Nous sommes plaqués contre le mur, dans le tunnel du métro. Les phares du train, qui fonce sur nous, scintillent dans la pénombre. Dans quelques secondes, 180 tonnes de métal bleu et blanc, filant à 75 km/h, passeront devant nous. Le train progresse en glissant comme un immense serpent. Juste avant de passer devant nous, il projette une forte bourrasque de vent chaud. Le grondement caractéristique du métro devient assourdissant. Et ça y est, le train est là. À 50 cm de notre visage.

Nous sommes à la hauteur des roues. Vu d'ici, le train est haut comme un petit immeuble. Les voitures sont si près que nous distinguons notre reflet, un peu flou, sur le vernis de la peinture. Après le passage du métro, le silence est total. On se croirait sous l'eau.Nous continuons notre progression dans le tunnel, entre les stations Jarry et Crémazie. Nous marchons dans un couloir large d'un peu plus d'un mètre. À notre gauche, le mur du tunnel. À notre droite, la barre de guidage, où passe le courant de 750 volts. Il faut faire très attention où on met les pieds.

Nous n'avons pas vécu l'expérience métro ultime - deux trains qui passent simultanément. Les deux trains, en se croisant, lancent des bourrasques contradictoires. « Il faut être solide sur ses pieds », dit Stéphane Paradis qui nous accompagne dans cette excursion un peu spéciale.

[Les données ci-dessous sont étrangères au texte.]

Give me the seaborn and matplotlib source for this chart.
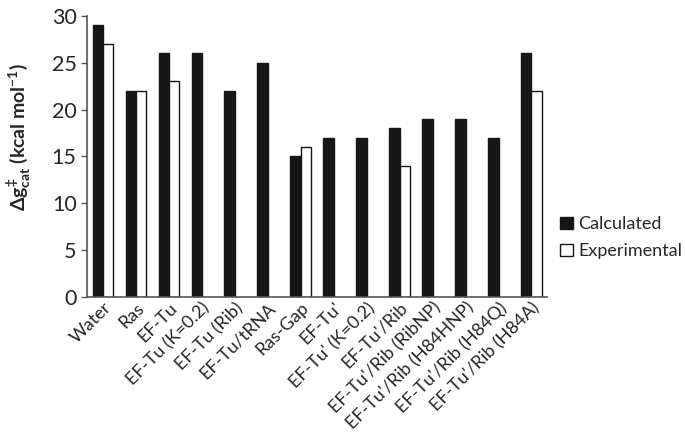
import numpy as np
import pandas as pd
import matplotlib
matplotlib.use('Agg')
import matplotlib.pyplot as plt
import seaborn as sns

# Data
systems = ['Water', 'Ras', 'EF-Tu', 'EF-Tu (K=0.2)', 'EF-Tu (Rib)', 'EF-Tu/tRNA',
           'Ras-Gap', "EF-Tu'", "EF-Tu' (K=0.2)", "EF-Tu'/Rib", "EF-Tu'/Rib (RibNP)",
           "EF-Tu'/Rib (H84HNP)", "EF-Tu'/Rib (H84Q)", "EF-Tu'/Rib (H84A)"]
calculated = [29, 22, 26, 26, 22, 25, 15, 17, 17, 18, 19, 19, 17, 26]
experimental = [27, 22, 23, np.nan, np.nan, np.nan, 16, np.nan, np.nan, 14,
                np.nan, np.nan, np.nan, 22]

df = pd.DataFrame({'System': systems * 2,
                   'Value': calculated + experimental,
                   'Type': ['Calculated'] * len(systems) + ['Experimental'] * len(systems)})

sns.set_style('ticks')
plt.rcParams['font.family'] = ['Lato', 'DejaVu Sans']
plt.rcParams['mathtext.fontset'] = 'custom'
plt.rcParams['mathtext.rm'] = 'Lato:bold'
plt.rcParams['mathtext.it'] = 'Lato:bold'
plt.rcParams['mathtext.bf'] = 'Lato:bold'

fig = plt.figure(figsize=(6.85, 4.41), dpi=100)
ax = fig.add_axes([0.127, 0.327, 0.672, 0.637])

sns.barplot(data=df, x='System', y='Value', hue='Type', ax=ax,
            palette={'Calculated': '#161616', 'Experimental': 'white'},
            width=0.62, gap=0, edgecolor='#161616', linewidth=1.0, saturation=1)

ax.set_ylim(0, 30)
ax.set_xlim(-0.48, len(systems) - 0.52)
ax.set_yticks([0, 5, 10, 15, 20, 25, 30])
ax.tick_params(axis='y', labelsize=15.5, length=4, width=1, color='#555555')
ax.tick_params(axis='x', length=0, labelsize=13, pad=2)
plt.setp(ax.get_xticklabels(), rotation=45, ha='right', rotation_mode='anchor')
for s in ['top', 'right']:
    ax.spines[s].set_visible(False)
for s in ['left', 'bottom']:
    ax.spines[s].set_color('#555555')
    ax.spines[s].set_linewidth(1.2)

ax.set_xlabel('')
ax.set_ylabel(r'$\Delta g^{\ddagger}_{cat}$ (kcal mol$^{-1}$)',
              fontsize=14, fontweight='bold')
ax.yaxis.set_label_coords(-0.118, 0.57)

sns.move_legend(ax, 'center left', bbox_to_anchor=(1.0, 0.21), frameon=False,
                title=None, fontsize=13, handlelength=0.7, handleheight=0.7,
                handletextpad=0.3, labelspacing=0.6, borderaxespad=0.3)

fig.savefig('out.png', dpi=100)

Pour nous, les étrangers, l'expérience de passer le portillon interdit - 750 volts, danger - qui mène au petit escalier descendant à la voie, a été grisante. Mais pour Stéphane Paradis et son collègue Alain Rochette, c'est le quotidien. Les deux hommes passent toutes leurs journées dans les tunnels. Ils sont « parcoureurs » pour la Société de transport de Montréal.

Boulot : « entendre » les problèmes

Les 28 parcoureurs de la STM passent leurs journées dans les tunnels, de jour, pendant que le métro passe, l'ouïe en alerte. Leur boulot, c'est « d'entendre » les problèmes mécaniques de la voie, qui ne peuvent être décelés qu'à l'oreille, quand

le train passe.

Un toc, toc sourd accompagné d'une vibration montre que certaines pièces de la voie ne sont pas assez serrées. À certains endroits de la voie, là où se rencontrent deux zones électriques, des plaques en acier peuvent être mal vissées. En passant dessus, le « frotteur » du métro fait aussi un bruit bien audible.

En entendant ces sons louches, l'un des parcoureurs se rend sur la voie, lampe de poche en main, pour vérifier la pièce. Son collègue - les parcoureurs travaillent toujours en équipe de deux - fait, lui, office de vigie. Dès qu'il entend le métro venir, il alerte son collègue. S'il s'avère qu'un ajustement des pièces est nécessaire, ils le signalent aux cantonniers qui viendront, la nuit, réparer la voie.

Les parcoureurs peuvent aussi être mis à contribution pour d'autres tâches. Récemment, un homme est entré dans les tunnels à la station Saint-Laurent, en pleine heure de pointe du matin. Stéphane Paradis l'a approché pour lui demander de sortir de là. « Il m'a envoyé promener. C'est la police qui est venue le ramasser. » L'homme a émergé à la station Guy.

Travailler dans les tunnels, c'est devenu une habitude pour Stéphane et Alain. Lorsque le train passe, Alain Rochette ne se plaque plus contre le mur. Il se tient debout dans l'étroit passage comme il le serait dans son salon. De sa lampe de poche allumée, il fait un petit signe de salutation à l'opérateur du métro. Totalement cool.

Les parcoureurs sont longuement formés avant de mettre les pieds dans un tunnel. « La nuit, le courant est coupé. Les cantonniers peuvent marcher partout, ils peuvent s'asseoir sur la barre de guidage. Le jour, c'est une autre histoire », dit Martin Chartrand, surintendant des voies, le patron des parcoureurs.

« Certains collègues m'ont déjà dit qu'eux, ils ne feraient jamais ça », dit Stéphane Paradis. Effectivement, tout le monde ne peut pas être parcoureur. Imaginez : lors des occasionnelles coupures de courant, les parcoureurs sont pris dans le tunnel dans l'obscurité la plus complète. Un noir oppressant. Claustrophobes, s'abstenir.